> [Task to carry out]
Restate each of the lines below word for word and drop every picture.

> [Data lines]
* * * * * * * * *

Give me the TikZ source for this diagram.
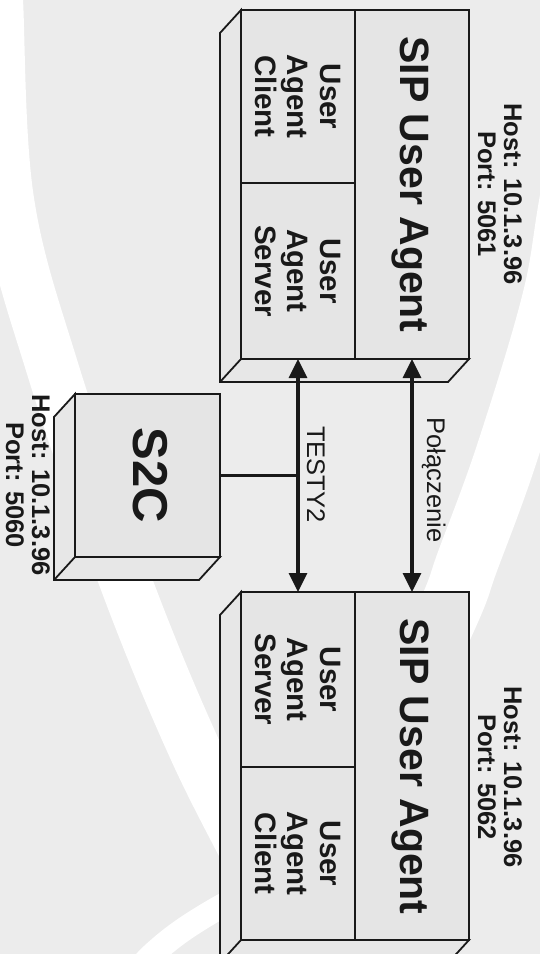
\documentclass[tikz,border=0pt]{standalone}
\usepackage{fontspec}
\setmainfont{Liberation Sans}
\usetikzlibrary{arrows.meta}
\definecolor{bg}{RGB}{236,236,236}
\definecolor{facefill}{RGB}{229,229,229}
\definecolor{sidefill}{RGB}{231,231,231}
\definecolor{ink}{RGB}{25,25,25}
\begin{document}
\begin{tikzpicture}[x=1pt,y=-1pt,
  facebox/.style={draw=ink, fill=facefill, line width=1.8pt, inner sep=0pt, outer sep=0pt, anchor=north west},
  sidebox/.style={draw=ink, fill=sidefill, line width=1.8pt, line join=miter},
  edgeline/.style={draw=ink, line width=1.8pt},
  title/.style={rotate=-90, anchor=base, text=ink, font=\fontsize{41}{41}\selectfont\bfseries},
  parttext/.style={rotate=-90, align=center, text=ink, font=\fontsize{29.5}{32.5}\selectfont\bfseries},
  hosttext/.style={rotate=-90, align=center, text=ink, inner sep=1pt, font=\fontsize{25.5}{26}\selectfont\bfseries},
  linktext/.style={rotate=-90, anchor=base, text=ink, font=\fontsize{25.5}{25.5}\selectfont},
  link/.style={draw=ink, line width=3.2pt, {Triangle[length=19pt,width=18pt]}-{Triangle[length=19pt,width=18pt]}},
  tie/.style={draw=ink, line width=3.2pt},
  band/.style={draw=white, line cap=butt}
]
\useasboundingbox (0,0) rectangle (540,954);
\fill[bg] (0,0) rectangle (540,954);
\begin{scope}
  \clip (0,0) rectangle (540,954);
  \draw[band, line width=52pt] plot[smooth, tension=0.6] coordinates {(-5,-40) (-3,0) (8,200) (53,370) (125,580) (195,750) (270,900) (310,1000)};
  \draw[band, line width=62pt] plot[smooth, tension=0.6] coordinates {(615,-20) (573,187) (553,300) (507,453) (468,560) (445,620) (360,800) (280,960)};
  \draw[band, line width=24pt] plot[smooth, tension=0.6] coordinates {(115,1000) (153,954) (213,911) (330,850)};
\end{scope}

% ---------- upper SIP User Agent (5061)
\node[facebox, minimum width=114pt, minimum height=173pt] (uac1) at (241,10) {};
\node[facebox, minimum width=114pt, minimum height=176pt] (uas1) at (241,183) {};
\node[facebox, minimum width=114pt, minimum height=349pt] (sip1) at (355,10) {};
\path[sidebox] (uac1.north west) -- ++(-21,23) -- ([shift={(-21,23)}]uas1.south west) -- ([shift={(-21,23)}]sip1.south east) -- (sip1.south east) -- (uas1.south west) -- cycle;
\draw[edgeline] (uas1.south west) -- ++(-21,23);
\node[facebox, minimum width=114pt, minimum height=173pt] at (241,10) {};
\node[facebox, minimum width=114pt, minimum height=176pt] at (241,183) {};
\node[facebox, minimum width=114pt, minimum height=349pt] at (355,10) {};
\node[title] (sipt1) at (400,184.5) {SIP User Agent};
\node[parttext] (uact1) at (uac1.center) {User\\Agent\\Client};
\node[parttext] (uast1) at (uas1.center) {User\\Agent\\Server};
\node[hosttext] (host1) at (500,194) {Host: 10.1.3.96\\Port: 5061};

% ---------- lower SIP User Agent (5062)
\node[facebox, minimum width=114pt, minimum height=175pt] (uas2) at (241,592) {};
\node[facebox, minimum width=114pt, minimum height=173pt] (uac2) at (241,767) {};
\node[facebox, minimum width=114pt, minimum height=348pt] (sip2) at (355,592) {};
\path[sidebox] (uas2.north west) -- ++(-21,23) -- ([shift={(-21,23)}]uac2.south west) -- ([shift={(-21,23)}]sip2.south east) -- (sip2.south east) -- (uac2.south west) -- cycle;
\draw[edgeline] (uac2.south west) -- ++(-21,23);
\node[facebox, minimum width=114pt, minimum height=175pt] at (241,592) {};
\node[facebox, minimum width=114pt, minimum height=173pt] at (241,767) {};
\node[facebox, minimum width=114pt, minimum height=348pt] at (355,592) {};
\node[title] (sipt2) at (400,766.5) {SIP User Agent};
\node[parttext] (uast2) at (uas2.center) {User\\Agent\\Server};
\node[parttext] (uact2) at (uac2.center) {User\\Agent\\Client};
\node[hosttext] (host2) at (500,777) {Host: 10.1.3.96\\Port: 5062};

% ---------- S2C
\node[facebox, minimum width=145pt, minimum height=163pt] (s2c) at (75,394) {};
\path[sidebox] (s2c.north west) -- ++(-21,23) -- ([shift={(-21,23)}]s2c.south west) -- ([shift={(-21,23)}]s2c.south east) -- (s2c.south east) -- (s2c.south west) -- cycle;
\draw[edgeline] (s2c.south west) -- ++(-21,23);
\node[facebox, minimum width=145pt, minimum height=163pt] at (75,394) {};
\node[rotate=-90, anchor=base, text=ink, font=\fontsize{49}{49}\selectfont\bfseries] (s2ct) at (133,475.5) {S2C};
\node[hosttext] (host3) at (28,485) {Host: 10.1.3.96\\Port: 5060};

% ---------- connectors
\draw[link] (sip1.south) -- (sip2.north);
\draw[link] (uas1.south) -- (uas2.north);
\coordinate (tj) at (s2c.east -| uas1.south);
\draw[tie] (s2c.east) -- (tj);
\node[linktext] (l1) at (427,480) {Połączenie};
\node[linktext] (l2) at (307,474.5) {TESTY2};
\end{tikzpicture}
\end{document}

* * * * * * * * *

> [Result of this task]
Give me the TikZ source for this diagram.
\documentclass[tikz,border=0pt]{standalone}
\usepackage{fontspec}
\setmainfont{Liberation Sans}
\usetikzlibrary{arrows.meta}
\definecolor{bg}{RGB}{236,236,236}
\definecolor{facefill}{RGB}{229,229,229}
\definecolor{sidefill}{RGB}{231,231,231}
\definecolor{ink}{RGB}{25,25,25}
\begin{document}
\begin{tikzpicture}[x=1pt,y=-1pt,
  facebox/.style={draw=ink, fill=facefill, line width=1.8pt, inner sep=0pt, outer sep=0pt, anchor=north west},
  sidebox/.style={draw=ink, fill=sidefill, line width=1.8pt, line join=miter},
  edgeline/.style={draw=ink, line width=1.8pt},
  title/.style={rotate=-90, anchor=base, text=ink, font=\fontsize{41}{41}\selectfont\bfseries},
  parttext/.style={rotate=-90, align=center, text=ink, font=\fontsize{29.5}{32.5}\selectfont\bfseries},
  hosttext/.style={rotate=-90, align=center, text=ink, inner sep=1pt, font=\fontsize{25.5}{26}\selectfont\bfseries},
  linktext/.style={rotate=-90, anchor=base, text=ink, font=\fontsize{25.5}{25.5}\selectfont},
  link/.style={draw=ink, line width=3.2pt, {Triangle[length=19pt,width=18pt]}-{Triangle[length=19pt,width=18pt]}},
  tie/.style={draw=ink, line width=3.2pt},
  band/.style={draw=white, line cap=butt}
]
\useasboundingbox (0,0) rectangle (540,954);
\fill[bg] (0,0) rectangle (540,954);
\begin{scope}
  \clip (0,0) rectangle (540,954);
  \draw[band, line width=52pt] plot[smooth, tension=0.6] coordinates {(-5,-40) (-3,0) (8,200) (53,370) (125,580) (195,750) (270,900) (310,1000)};
  \draw[band, line width=62pt] plot[smooth, tension=0.6] coordinates {(615,-20) (573,187) (553,300) (507,453) (468,560) (445,620) (360,800) (280,960)};
  \draw[band, line width=24pt] plot[smooth, tension=0.6] coordinates {(115,1000) (153,954) (213,911) (330,850)};
\end{scope}

% ---------- upper SIP User Agent (5061)
\node[facebox, minimum width=114pt, minimum height=173pt] (uac1) at (241,10) {};
\node[facebox, minimum width=114pt, minimum height=176pt] (uas1) at (241,183) {};
\node[facebox, minimum width=114pt, minimum height=349pt] (sip1) at (355,10) {};
\path[sidebox] (uac1.north west) -- ++(-21,23) -- ([shift={(-21,23)}]uas1.south west) -- ([shift={(-21,23)}]sip1.south east) -- (sip1.south east) -- (uas1.south west) -- cycle;
\draw[edgeline] (uas1.south west) -- ++(-21,23);
\node[facebox, minimum width=114pt, minimum height=173pt] at (241,10) {};
\node[facebox, minimum width=114pt, minimum height=176pt] at (241,183) {};
\node[facebox, minimum width=114pt, minimum height=349pt] at (355,10) {};
\node[title] (sipt1) at (400,184.5) {SIP User Agent};
\node[parttext] (uact1) at (uac1.center) {User\\Agent\\Client};
\node[parttext] (uast1) at (uas1.center) {User\\Agent\\Server};
\node[hosttext] (host1) at (500,194) {Host: 10.1.3.96\\Port: 5061};

% ---------- lower SIP User Agent (5062)
\node[facebox, minimum width=114pt, minimum height=175pt] (uas2) at (241,592) {};
\node[facebox, minimum width=114pt, minimum height=173pt] (uac2) at (241,767) {};
\node[facebox, minimum width=114pt, minimum height=348pt] (sip2) at (355,592) {};
\path[sidebox] (uas2.north west) -- ++(-21,23) -- ([shift={(-21,23)}]uac2.south west) -- ([shift={(-21,23)}]sip2.south east) -- (sip2.south east) -- (uac2.south west) -- cycle;
\draw[edgeline] (uac2.south west) -- ++(-21,23);
\node[facebox, minimum width=114pt, minimum height=175pt] at (241,592) {};
\node[facebox, minimum width=114pt, minimum height=173pt] at (241,767) {};
\node[facebox, minimum width=114pt, minimum height=348pt] at (355,592) {};
\node[title] (sipt2) at (400,766.5) {SIP User Agent};
\node[parttext] (uast2) at (uas2.center) {User\\Agent\\Server};
\node[parttext] (uact2) at (uac2.center) {User\\Agent\\Client};
\node[hosttext] (host2) at (500,777) {Host: 10.1.3.96\\Port: 5062};

% ---------- S2C
\node[facebox, minimum width=145pt, minimum height=163pt] (s2c) at (75,394) {};
\path[sidebox] (s2c.north west) -- ++(-21,23) -- ([shift={(-21,23)}]s2c.south west) -- ([shift={(-21,23)}]s2c.south east) -- (s2c.south east) -- (s2c.south west) -- cycle;
\draw[edgeline] (s2c.south west) -- ++(-21,23);
\node[facebox, minimum width=145pt, minimum height=163pt] at (75,394) {};
\node[rotate=-90, anchor=base, text=ink, font=\fontsize{49}{49}\selectfont\bfseries] (s2ct) at (133,475.5) {S2C};
\node[hosttext] (host3) at (28,485) {Host: 10.1.3.96\\Port: 5060};

% ---------- connectors
\draw[link] (sip1.south) -- (sip2.north);
\draw[link] (uas1.south) -- (uas2.north);
\coordinate (tj) at (s2c.east -| uas1.south);
\draw[tie] (s2c.east) -- (tj);
\node[linktext] (l1) at (427,480) {Połączenie};
\node[linktext] (l2) at (307,474.5) {TESTY2};
\end{tikzpicture}
\end{document}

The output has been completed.